>>

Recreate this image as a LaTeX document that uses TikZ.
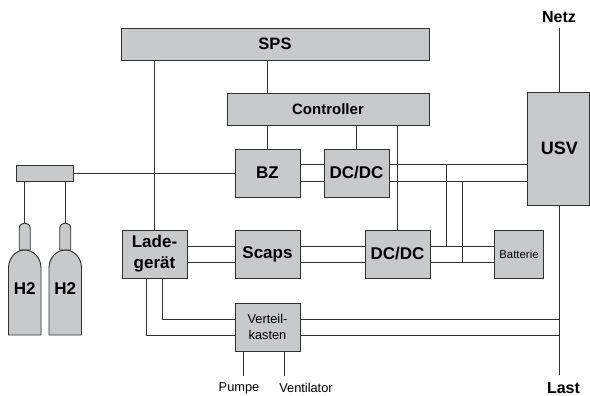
\documentclass[tikz,border=0pt]{standalone}
\usepackage{fontspec}
\setmainfont{Liberation Sans}
\definecolor{boxfill}{HTML}{C8C9CB}
\definecolor{ink}{HTML}{303030}
\tikzset{
  blockbox/.style={draw=ink,fill=boxfill,line width=0.95pt,outer sep=0pt,inner sep=0pt,align=center,font=\fontsize{17}{19}\selectfont\bfseries},
  wire/.style={draw=ink,line width=0.85pt},
  plainlabel/.style={inner sep=0pt,font=\fontsize{12.8}{15}\selectfont,text=black},
  boldlabel/.style={inner sep=0pt,font=\fontsize{16}{18}\selectfont\bfseries,text=black},
  bottlepart/.style={draw=ink,fill=boxfill,line width=0.95pt,line join=round},
  bottletext/.style={inner sep=0pt,font=\fontsize{17}{19}\selectfont\bfseries}
}
\begin{document}
\begin{tikzpicture}[x=1pt,y=-1pt]
\useasboundingbox (0,0) rectangle (590,396);
\node[blockbox,minimum width=308pt,minimum height=32pt] (sps) at (275,44) {\fontsize{16.5}{19}\selectfont SPS};
\node[blockbox,minimum width=202pt,minimum height=32pt] (ctrl) at (328,109) {\fontsize{15}{17}\selectfont Controller};
\node[blockbox,minimum width=65pt,minimum height=48pt] (bz) at (267.5,173) {BZ};
\node[blockbox,minimum width=65pt,minimum height=48pt] (dc1) at (356.5,173) {DC/DC};
\node[blockbox,minimum width=62pt,minimum height=113pt] (usv) at (558.5,148.5) {};
\node[inner sep=0pt,font=\fontsize{18}{20}\selectfont\bfseries] (usvt) at (559.5,148) {USV};
\node[blockbox,minimum width=49pt,minimum height=48pt] (batt) at (519,254) {\fontsize{11.4}{13}\selectfont\mdseries Batterie};
\node[blockbox,minimum width=65pt,minimum height=48pt] (dc2) at (397.5,254) {DC/DC};
\node[blockbox,minimum width=65pt,minimum height=48pt] (scaps) at (267.5,254) {Scaps};
\node[blockbox,minimum width=65pt,minimum height=48pt,font=\fontsize{17}{21}\selectfont\bfseries] (lade) at (154.5,254) {\raisebox{-1.5pt}{Lade-}\\\raisebox{-1.5pt}{gerät}};
\node[blockbox,minimum width=65pt,minimum height=48pt,font=\fontsize{12.8}{16.5}\selectfont] (vert) at (267.5,327) {Verteil-\\kasten};
\node[blockbox,minimum width=56.5pt,minimum height=16pt] (vent) at (44.75,173) {};
% labels
\node[boldlabel] (netz) at (559,17) {Netz};
\node[boldlabel] (last) at (563.5,388) {Last};
\node[plainlabel] (pumpe) at (239,388) {Pumpe};
\node[plainlabel] (venti) at (306,388) {Ventilator};
% free ends
\coordinate (pumpeend) at (243.5,376);
\coordinate (ventiend) at (284,376);
\coordinate (netzend) at (559,28);
\coordinate (lastend) at (559,374.5);
\coordinate (bus) at (559,0);
\coordinate (ja) at (446,0);
\coordinate (jb) at (462,0);
\coordinate (neckA) at (24.5,223);
\coordinate (neckB) at (65,223);
% bottles
\foreach \cx in {24.75,65.25}{
  \path[bottlepart]
    (\cx-5.5,250) -- (\cx-5.5,228.5)
    .. controls (\cx-5.5,225) and (\cx-3,223) .. (\cx,223)
    .. controls (\cx+3,223) and (\cx+5.5,225) .. (\cx+5.5,228.5)
    -- (\cx+5.5,250) -- cycle;
  \path[bottlepart]
    (\cx-16.25,335) -- (\cx-16.25,268)
    .. controls (\cx-16.25,258) and (\cx-9,250) .. (\cx,250)
    .. controls (\cx+9,250) and (\cx+16.25,258) .. (\cx+16.25,268)
    -- (\cx+16.25,335) -- cycle;
}
\node[bottletext] (h2a) at (24.75,289) {H2};
\node[bottletext] (h2b) at (65.25,289) {H2};
% connectors
\draw[wire] (vent.south -| neckA) -- (neckA);
\draw[wire] (vent.south -| neckB) -- (neckB);
\draw[wire] (vent.east) -- (bz.west);
\draw[wire] (sps.south -| lade.north) -- (lade.north);
\draw[wire] (sps.south -| bz.north) -- (ctrl.north -| bz.north);
\draw[wire] (ctrl.south -| bz.north) -- (bz.north);
\draw[wire] (ctrl.south -| dc1.north) -- (dc1.north);
\draw[wire] (ctrl.south -| dc2.north) -- (dc2.north);
\foreach \y in {164.7,181}{
  \draw[wire] (bz.east |- 0,\y) -- (dc1.west |- 0,\y);
  \draw[wire] (dc1.east |- 0,\y) -- (usv.west |- 0,\y);
}
\foreach \y in {246,262}{
  \draw[wire] (lade.east |- 0,\y) -- (scaps.west |- 0,\y);
  \draw[wire] (scaps.east |- 0,\y) -- (dc2.west |- 0,\y);
  \draw[wire] (dc2.east |- 0,\y) -- (batt.west |- 0,\y);
}
\draw[wire] (ja |- 0,164.7) -- (ja |- 0,246);
\draw[wire] (jb |- 0,181) -- (jb |- 0,262);
\draw[wire] (lade.south -| 146,0) |- (vert.west |- 0,335);
\draw[wire] (lade.south -| 162.5,0) |- (vert.west |- 0,319);
\draw[wire] (vert.east |- 0,319) -- (bus |- 0,319);
\draw[wire] (vert.east |- 0,335) -- (bus |- 0,335);
\draw[wire] (vert.south -| pumpeend) -- (pumpeend);
\draw[wire] (vert.south -| ventiend) -- (ventiend);
\draw[wire] (netzend) -- (usv.north -| netzend);
\draw[wire] (usv.south -| lastend) -- (lastend);
\end{tikzpicture}
\end{document}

<<

Stated goal: Make an exact reproduction of the listing above, without any pictures.

Exercise output:
Recreate this image as a LaTeX document that uses TikZ.
\documentclass[tikz,border=0pt]{standalone}
\usepackage{fontspec}
\setmainfont{Liberation Sans}
\definecolor{boxfill}{HTML}{C8C9CB}
\definecolor{ink}{HTML}{303030}
\tikzset{
  blockbox/.style={draw=ink,fill=boxfill,line width=0.95pt,outer sep=0pt,inner sep=0pt,align=center,font=\fontsize{17}{19}\selectfont\bfseries},
  wire/.style={draw=ink,line width=0.85pt},
  plainlabel/.style={inner sep=0pt,font=\fontsize{12.8}{15}\selectfont,text=black},
  boldlabel/.style={inner sep=0pt,font=\fontsize{16}{18}\selectfont\bfseries,text=black},
  bottlepart/.style={draw=ink,fill=boxfill,line width=0.95pt,line join=round},
  bottletext/.style={inner sep=0pt,font=\fontsize{17}{19}\selectfont\bfseries}
}
\begin{document}
\begin{tikzpicture}[x=1pt,y=-1pt]
\useasboundingbox (0,0) rectangle (590,396);
\node[blockbox,minimum width=308pt,minimum height=32pt] (sps) at (275,44) {\fontsize{16.5}{19}\selectfont SPS};
\node[blockbox,minimum width=202pt,minimum height=32pt] (ctrl) at (328,109) {\fontsize{15}{17}\selectfont Controller};
\node[blockbox,minimum width=65pt,minimum height=48pt] (bz) at (267.5,173) {BZ};
\node[blockbox,minimum width=65pt,minimum height=48pt] (dc1) at (356.5,173) {DC/DC};
\node[blockbox,minimum width=62pt,minimum height=113pt] (usv) at (558.5,148.5) {};
\node[inner sep=0pt,font=\fontsize{18}{20}\selectfont\bfseries] (usvt) at (559.5,148) {USV};
\node[blockbox,minimum width=49pt,minimum height=48pt] (batt) at (519,254) {\fontsize{11.4}{13}\selectfont\mdseries Batterie};
\node[blockbox,minimum width=65pt,minimum height=48pt] (dc2) at (397.5,254) {DC/DC};
\node[blockbox,minimum width=65pt,minimum height=48pt] (scaps) at (267.5,254) {Scaps};
\node[blockbox,minimum width=65pt,minimum height=48pt,font=\fontsize{17}{21}\selectfont\bfseries] (lade) at (154.5,254) {\raisebox{-1.5pt}{Lade-}\\\raisebox{-1.5pt}{gerät}};
\node[blockbox,minimum width=65pt,minimum height=48pt,font=\fontsize{12.8}{16.5}\selectfont] (vert) at (267.5,327) {Verteil-\\kasten};
\node[blockbox,minimum width=56.5pt,minimum height=16pt] (vent) at (44.75,173) {};
% labels
\node[boldlabel] (netz) at (559,17) {Netz};
\node[boldlabel] (last) at (563.5,388) {Last};
\node[plainlabel] (pumpe) at (239,388) {Pumpe};
\node[plainlabel] (venti) at (306,388) {Ventilator};
% free ends
\coordinate (pumpeend) at (243.5,376);
\coordinate (ventiend) at (284,376);
\coordinate (netzend) at (559,28);
\coordinate (lastend) at (559,374.5);
\coordinate (bus) at (559,0);
\coordinate (ja) at (446,0);
\coordinate (jb) at (462,0);
\coordinate (neckA) at (24.5,223);
\coordinate (neckB) at (65,223);
% bottles
\foreach \cx in {24.75,65.25}{
  \path[bottlepart]
    (\cx-5.5,250) -- (\cx-5.5,228.5)
    .. controls (\cx-5.5,225) and (\cx-3,223) .. (\cx,223)
    .. controls (\cx+3,223) and (\cx+5.5,225) .. (\cx+5.5,228.5)
    -- (\cx+5.5,250) -- cycle;
  \path[bottlepart]
    (\cx-16.25,335) -- (\cx-16.25,268)
    .. controls (\cx-16.25,258) and (\cx-9,250) .. (\cx,250)
    .. controls (\cx+9,250) and (\cx+16.25,258) .. (\cx+16.25,268)
    -- (\cx+16.25,335) -- cycle;
}
\node[bottletext] (h2a) at (24.75,289) {H2};
\node[bottletext] (h2b) at (65.25,289) {H2};
% connectors
\draw[wire] (vent.south -| neckA) -- (neckA);
\draw[wire] (vent.south -| neckB) -- (neckB);
\draw[wire] (vent.east) -- (bz.west);
\draw[wire] (sps.south -| lade.north) -- (lade.north);
\draw[wire] (sps.south -| bz.north) -- (ctrl.north -| bz.north);
\draw[wire] (ctrl.south -| bz.north) -- (bz.north);
\draw[wire] (ctrl.south -| dc1.north) -- (dc1.north);
\draw[wire] (ctrl.south -| dc2.north) -- (dc2.north);
\foreach \y in {164.7,181}{
  \draw[wire] (bz.east |- 0,\y) -- (dc1.west |- 0,\y);
  \draw[wire] (dc1.east |- 0,\y) -- (usv.west |- 0,\y);
}
\foreach \y in {246,262}{
  \draw[wire] (lade.east |- 0,\y) -- (scaps.west |- 0,\y);
  \draw[wire] (scaps.east |- 0,\y) -- (dc2.west |- 0,\y);
  \draw[wire] (dc2.east |- 0,\y) -- (batt.west |- 0,\y);
}
\draw[wire] (ja |- 0,164.7) -- (ja |- 0,246);
\draw[wire] (jb |- 0,181) -- (jb |- 0,262);
\draw[wire] (lade.south -| 146,0) |- (vert.west |- 0,335);
\draw[wire] (lade.south -| 162.5,0) |- (vert.west |- 0,319);
\draw[wire] (vert.east |- 0,319) -- (bus |- 0,319);
\draw[wire] (vert.east |- 0,335) -- (bus |- 0,335);
\draw[wire] (vert.south -| pumpeend) -- (pumpeend);
\draw[wire] (vert.south -| ventiend) -- (ventiend);
\draw[wire] (netzend) -- (usv.north -| netzend);
\draw[wire] (usv.south -| lastend) -- (lastend);
\end{tikzpicture}
\end{document}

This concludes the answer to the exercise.